Ses petits-enfants l'adoraient: il les aidait dans leurs devoirs et les emmenait aux activités sportives. Avec ses voisins, Dominique Pelicot effectuaient régulièrement des sorties en vélo autour du mont Ventoux, proche de leur domicile, à Mazan (Vaucluse), où le couple avait déménagé en mars 2013 et où ont eu lieu la plupart des viols.

Mais personne ne se doutait que la nuit la plupart du temps, parfois dans la journée, il se transformait en violeur et en recruteur pour faire violer son épouse: 200 faits recensés par les enquêteurs, entre juillet 2011 et octobre 2020.

L'accusé ne souffre «d'aucune pathologie ou d'anomalie mentale» mais d'une «déviance sexuelle ou paraphilie de type voyeurisme», selon plusieurs examens psychiatriques réalisés lors de l'enquête. Il y était qualifié de «manipulateur», doté d'une personnalité «perverse», utilisant sa femme comme «appât».

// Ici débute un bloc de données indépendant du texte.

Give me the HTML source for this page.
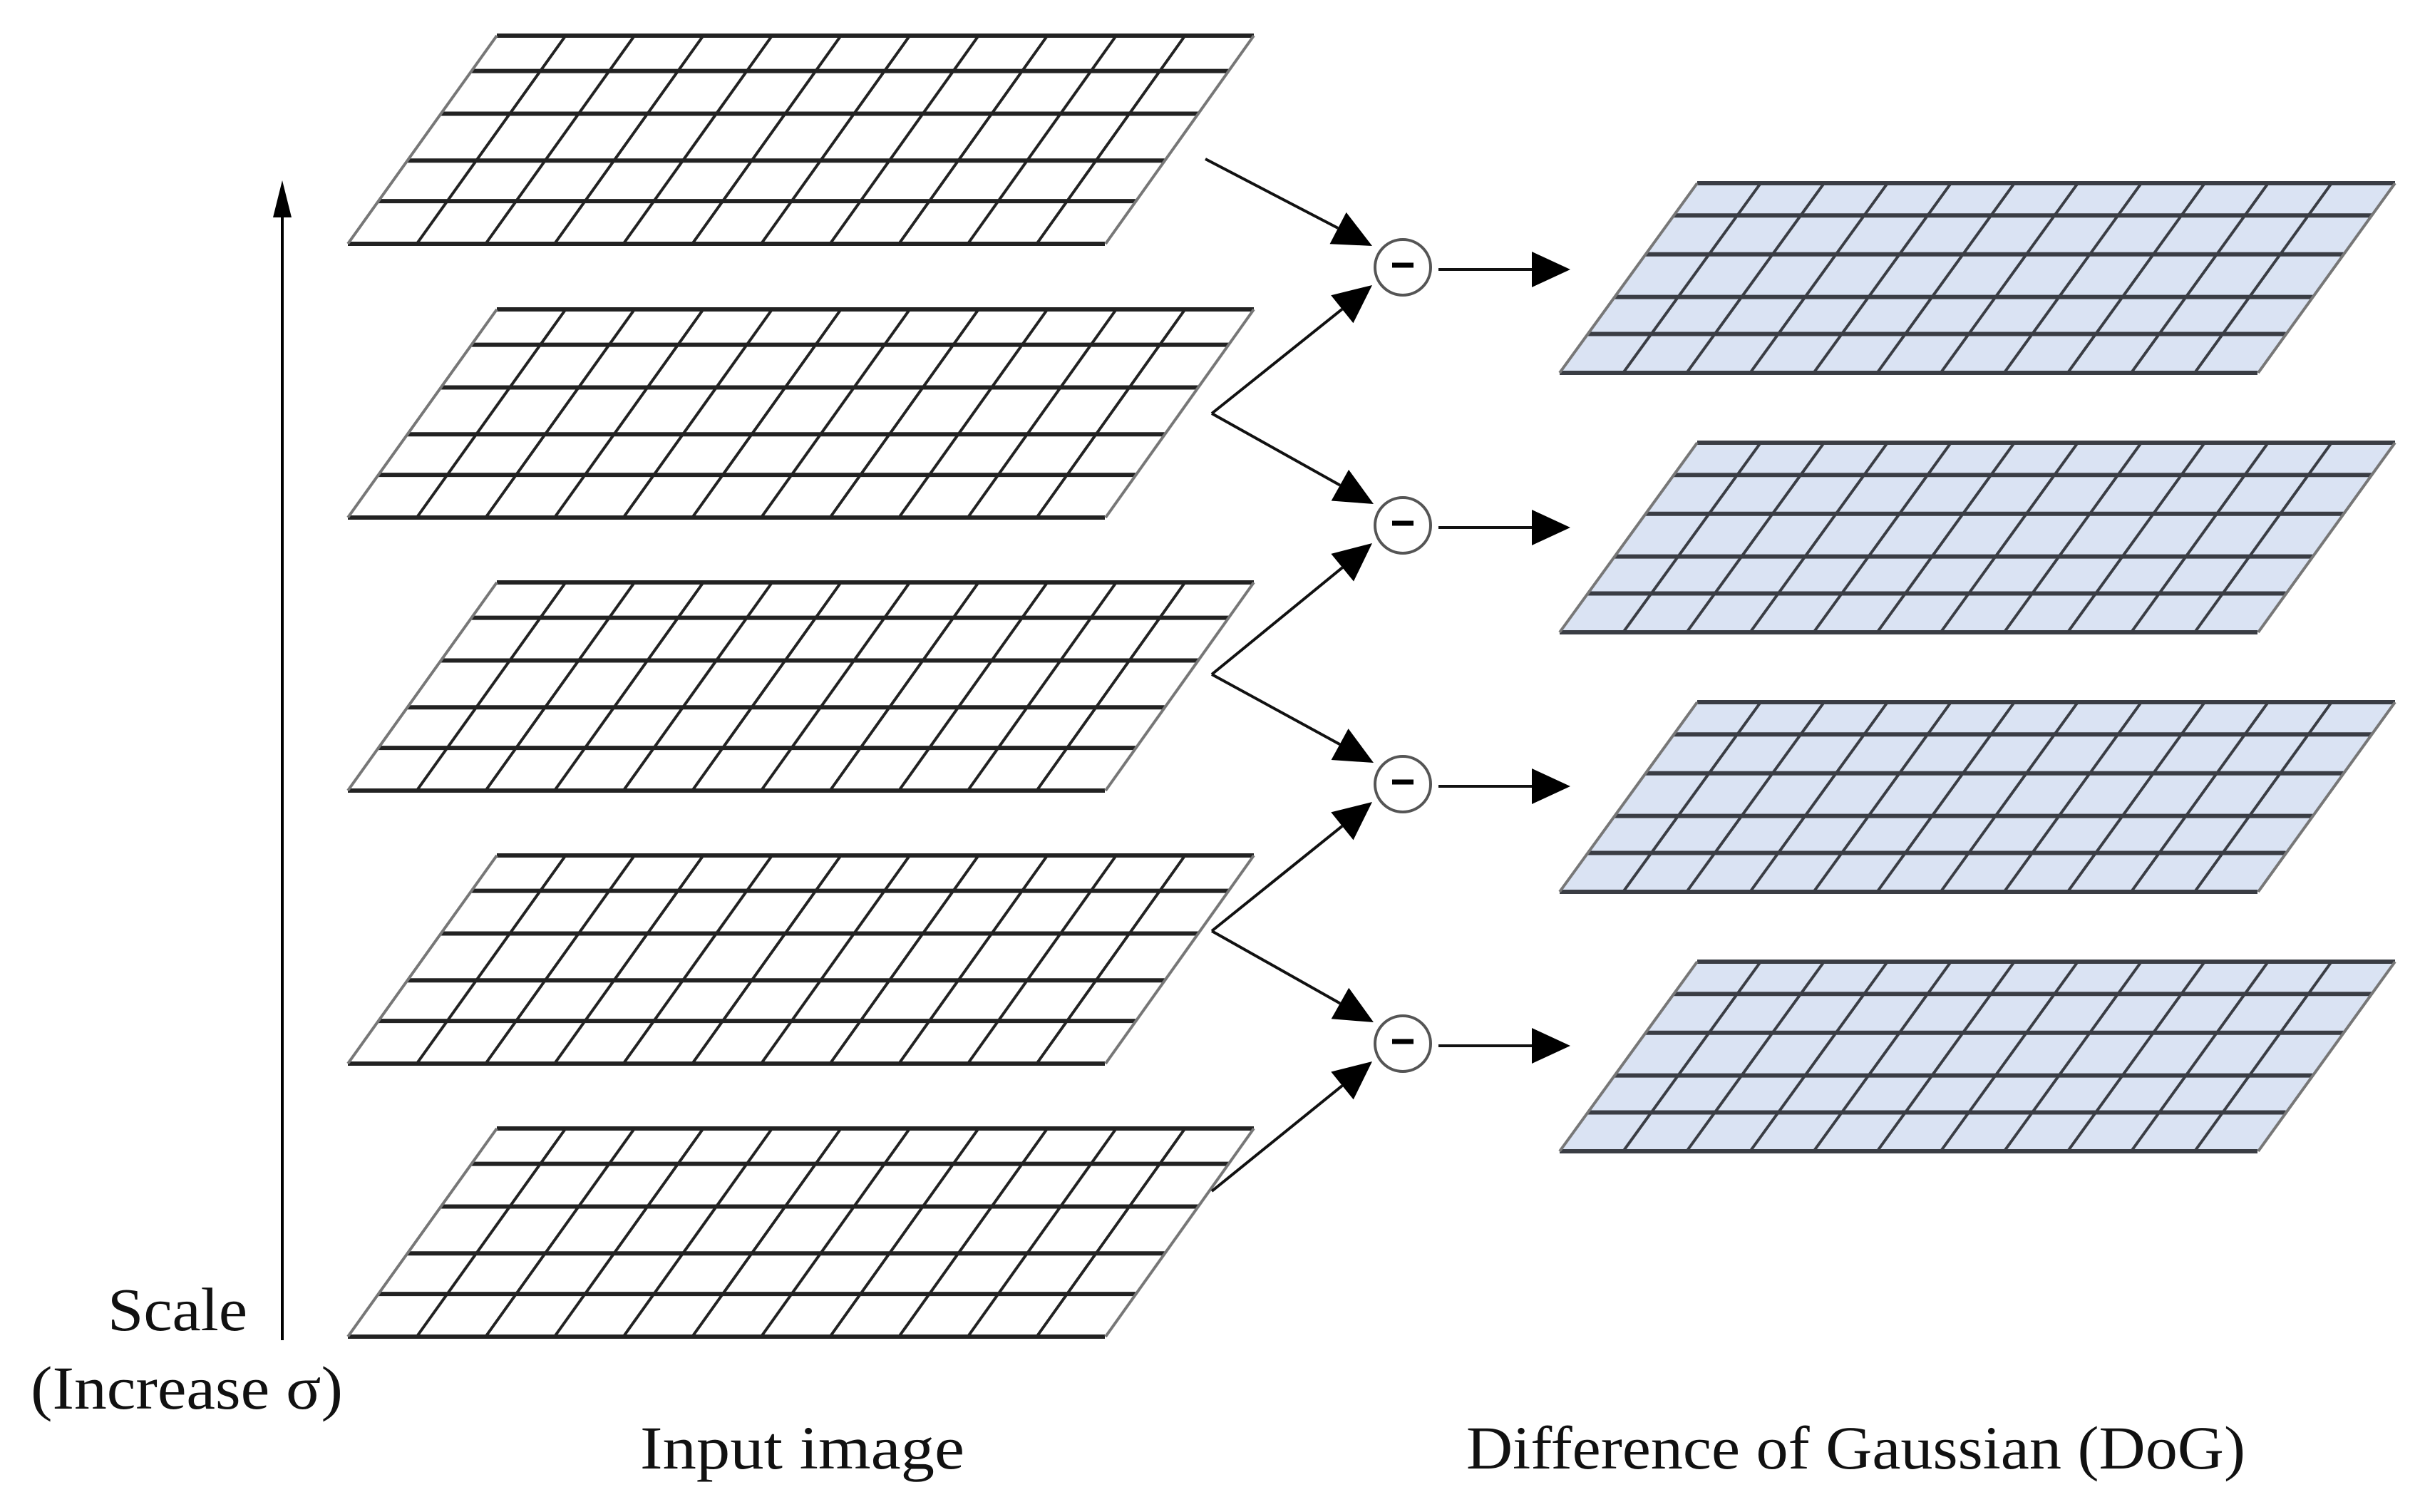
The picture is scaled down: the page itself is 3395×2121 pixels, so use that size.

Il serait tombé dans une «dynamique d'addiction sexuelle». Dominique Pelicot avait affirmé avoir accueilli avec «soulagement» son interpellation, à l'automne 2020, car il n'était «pas capable» de s'arrêter.

Mais sa parole est dorénavant mise en doute systématiquement par sa famille. Selon sa fille Caroline, il «délivre une partie de la vérité uniquement quand il est mis au pied du mur».

Si le programme prévisionnel de ce procès est respecté, Dominique Pelicot devrait livrer ses premières explications mardi après-midi.